Greenhouse PE and EVA agricultural films are inherently hydrophobic inert polyolefin materials with high surface tension. Water vapor inside greenhouses readily condenses into fine mist droplets and water beads adhering to the film surface, resulting in light obstruction, water dripping, and diseases triggered by excessive humidity. With ultra-low surface activity of perfluorinated/short fluorocarbon chains, high thermal stability, and oriented interfacial arrangement properties, fluorocarbon surfactants fundamentally resolve the challenges of drip retention, anti-fog performance, and weather resistance of agricultural films. Their core mechanisms fall into three categories:
Fluorocarbon surfactants are the additives with the highest known surface activity. They can reduce the surface tension of agricultural films to below 20 mN/m, far lower than that of pure water. During film forming, these additives migrate directionally to both inner and outer surfaces of the film and form a uniform hydrophilic interfacial layer. This prevents condensed water vapor in greenhouses from forming spherical water beads; instead, the moisture rapidly spreads into a continuous water film that slides down along the film wall. This completely eliminates dripping and clinging water beads and delivers sustained drip flow performance.

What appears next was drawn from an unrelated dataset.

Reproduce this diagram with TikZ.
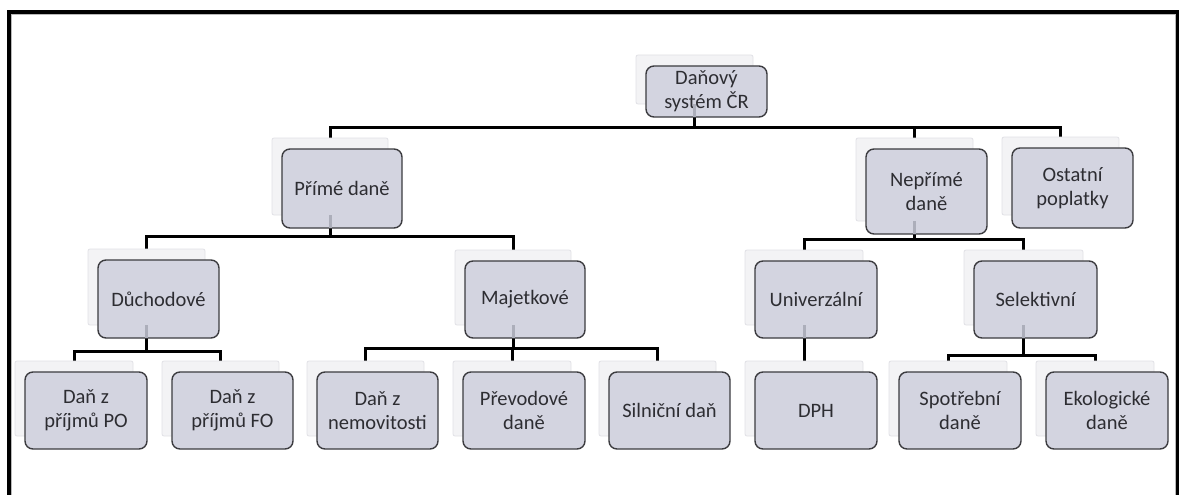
\documentclass[tikz,border=0pt]{standalone}
\usepackage{fontspec}
\setmainfont{Carlito}
\definecolor{boxfill}{RGB}{211,212,224}
\definecolor{boxline}{RGB}{60,60,64}
\definecolor{txt}{RGB}{45,45,50}
\definecolor{shfill}{RGB}{243,243,245}
\definecolor{shline}{RGB}{225,225,230}
\definecolor{faint}{RGB}{172,174,186}
\pgfdeclarelayer{bg}
\pgfdeclarelayer{bgfill}
\pgfsetlayers{bgfill,bg,main}
\tikzset{
  taxbox/.style={draw=boxline, fill=boxfill, line width=1.4pt, rounded corners=8pt,
    inner sep=0pt, outer sep=0pt, align=center, text=txt,
    font=\fontsize{20.5}{24}\selectfont},
  shadowbox/.style={draw=shline, fill=shfill, line width=0.8pt, rounded corners=2pt,
    inner sep=0pt, outer sep=0pt},
  conn/.style={draw=black, line width=3pt, line join=miter},
  faintline/.style={draw=faint, line width=3pt},
  frameline/.style={draw=black, line width=3.5pt, line join=miter}
}
\newcommand\tbox[6]{%
  \node[shadowbox, minimum width={#4-#2-4}, minimum height={#5-#3-2}]
    (#1-s) at ({(#2+#4)/2-12},{(#3+#5)/2-12}) {};
  \node[taxbox, minimum width={#4-#2}, minimum height={#5-#3}]
    (#1) at ({(#2+#4)/2},{(#3+#5)/2}) {#6};
}
\newcommand\hconn[3]{%
  \coordinate (bar-#1) at (0,#2);
  \foreach \ch in {#3} {
    \draw[conn] (#1-s.south) -- (#1-s.south |- bar-#1) -| (\ch-s.north);
  }
}
\begin{document}
\begin{tikzpicture}[x=1pt,y=-1pt]
\useasboundingbox (0,0) rectangle (1180,495);
\begin{pgfonlayer}{bgfill}
\fill[white] (0,0) rectangle (1180,495);
\end{pgfonlayer}
% frame
\draw[frameline] (9,497) -- (9,12) -- (1177.5,12) -- (1177.5,497);
\draw[gray!55, line width=0.7pt] (11.5,497) -- (11.5,14.5) -- (1175,14.5) -- (1175,497);
% nodes
\tbox{root}{646}{66}{767}{117}{Daňový\\systém ČR}
\tbox{prime}{282}{149}{402}{228}{Přímé daně}
\tbox{neprime}{866}{149}{987}{234}{Nepřímé\\daně}
\tbox{ostatni}{1012}{148}{1133}{228}{Ostatní\\poplatky}
\tbox{duch}{98}{260}{219}{338}{Důchodové}
\tbox{majet}{465}{261}{585}{338}{Majetkové}
\tbox{univ}{755}{261}{877}{338}{Univerzální}
\tbox{selek}{974}{261}{1097}{338}{Selektivní}
\tbox{po}{25}{372}{147}{449}{Daň z\\příjmů PO}
\tbox{fo}{172}{372}{293}{449}{Daň z\\příjmů FO}
\tbox{nemo}{317}{372}{438}{449}{Daň z\\nemovitosti}
\tbox{prev}{463}{372}{585}{449}{Převodové\\daně}
\tbox{siln}{609}{372}{730}{449}{Silniční daň}
\tbox{dph}{755}{372}{877}{449}{DPH}
\tbox{spotr}{899}{372}{1021}{449}{Spotřební\\daně}
\tbox{eko}{1046}{372}{1168}{449}{Ekologické\\daně}
% faint connector traces inside parent boxes
\foreach \p in {root,prime,neprime,duch,majet,univ,selek} {
  \draw[faintline] (\p-s.south) -- (\p-s.south |- \p.south);
}
% connectors
\begin{pgfonlayer}{bg}
\hconn{root}{127}{prime,neprime,ostatni}
\hconn{prime}{236}{duch,majet}
\hconn{neprime}{239}{univ,selek}
\hconn{duch}{351}{po,fo}
\hconn{majet}{348}{nemo,prev,siln}
\hconn{selek}{355}{spotr,eko}
\draw[conn] (univ-s.south) -- (dph-s.north);
\end{pgfonlayer}
\end{tikzpicture}
\end{document}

Conventional hydrocarbon and organosilicon additives only provide short-term drip flow and fail to eliminate aerosol fog inside greenhouses. Fluorocarbon additives construct dense and ordered molecular thin films at the three-phase interface of gas, film and water, disrupting the conditions for suspension and aggregation of fog droplets. Tiny fog droplets rapidly coalesce and settle, while the reformation of water vapor fog within the greenhouse is inhibited. This significantly boosts the light transmittance of greenhouse films and addresses the key pain points of hazy conditions and insufficient light in greenhouses.
Fluorocarbon molecular structures feature extremely high bond energy, offering far superior resistance to high temperatures, weathering and precipitation compared with traditional additives. They do not decompose or lose efficacy under the high-temperature environment (180–220℃) of agricultural film blow molding processing. Moreover, their molecular migration rate is uniform and slow, avoiding massive precipitation and loss within a short period as seen with ordinary additives. This fundamentally solves the problems of degraded drip flow and anti-fog performance as well as whitening and aging of film surfaces in the later service stage of agricultural films.